Cumhurbaşkanımız Erdoğan, "Deprem bölgesinde ikamet eden veya deprem bölgesi illerinin nüfusuna kayıtlı 13 binin üzerindeki yükümlü askerimizin mart ve nisan celpleri de mayısa ertelenmiştir. Yani 13 binin üzerindeki yükümlü askerimizin mart ve nisan ceplerini mayıs ayına ertelenmek suretiyle burada böyle bir ertelemeyi, ara vermeyi gerçekleştirmiş olduk." diye konuştu.
Bölgeye gönderilecek yardımların mutlaka AFAD birimleriyle irtibatlı şekilde toplanması ve nakledilmesi gerektiğine vurgu yapan Cumhurbaşkanımız Erdoğan, ayni yardımlarda da herhangi bir sıkıntının söz konusu olmadığını belirtti.
Bu işlerin AFAD'ın koordinesinde gerçekleştirildiğini, aksi takdirde bu yardımların heba olup gitme tehlikesinin bulunduğunu söyleyen Cumhurbaşkanımız Erdoğan, depremzedelere nakdi yardımda bulunmak isteyen vatandaşların, bunu AFAD hesapları üzerinden gerçekleştirmelerinin en sağlıklı ve isabetli yöntem olduğunu kaydetti.
Cumhurbaşkanımız Erdoğan, "Maalesef böyle kara günlerde bile milletimizi dolandırmaya teşebbüs edecek kadar insanlıktan nasibini almamış alçaklar çıkabiliyor. İşte olağanüstü hal ilan ettik. Parlamentomuzdan da bu geçti mi, geçti. Şimdi bu ne demektir; artık bu tür atılacak adımlarda, yağmalama veya kaçırma, bu tür işleri yapanlar devletin o güvenli elinin sırtlarında olduğunu bilmeleri lazım." dedi.

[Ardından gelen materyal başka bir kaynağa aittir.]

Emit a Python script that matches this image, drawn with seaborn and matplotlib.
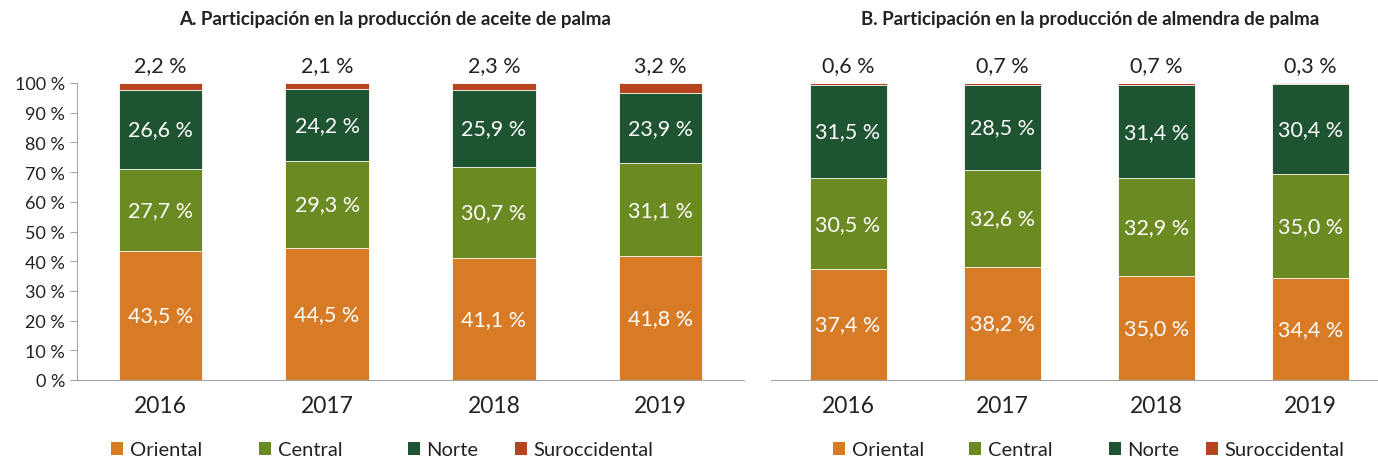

"Bu zor günleri de geride bırakacağız"
Uluslararası camiadan da hem taziye mesajları hem de maddi manevi destek tekliflerinin gelmeye devam ettiğini bildiren Cumhurbaşkanımız Recep Tayyip Erdoğan, sözlerini şöyle tamamladı:
"Milletimizden, devletine ve hükümetine güvenmelerini istiyorum. Biz bu coğrafyadaki bin yıllık tarihinde nice badireyi atlatmış büyük bir milletiz. Biz işgal girişiminden darbe ve teröre kadar nice saldırının üstesinden gelmiş bir devletiz. Biz 'bir daha ayağa kalkamaz' diyenleri defalarca hüsrana uğratmış bir ülkeyiz. Biz bugüne kadar milletine verdiği tüm taahhütleri yerine getirmiş, sözünün eri bir hükümetiz. İnşallah bu zor günleri de geride bırakacağız. Bir kez daha Diyarbakırlı kardeşlerime geçmiş olsun dileklerimi ifade ediyorum ve 1 yıl içinde Allah'ın izniyle bu yıkılan konutları yeniden inşa ve ihyayı gerçekleştireceğiz. Rabbim bizleri bir daha böyle imtihanlarla yüz yüze bırakmasın."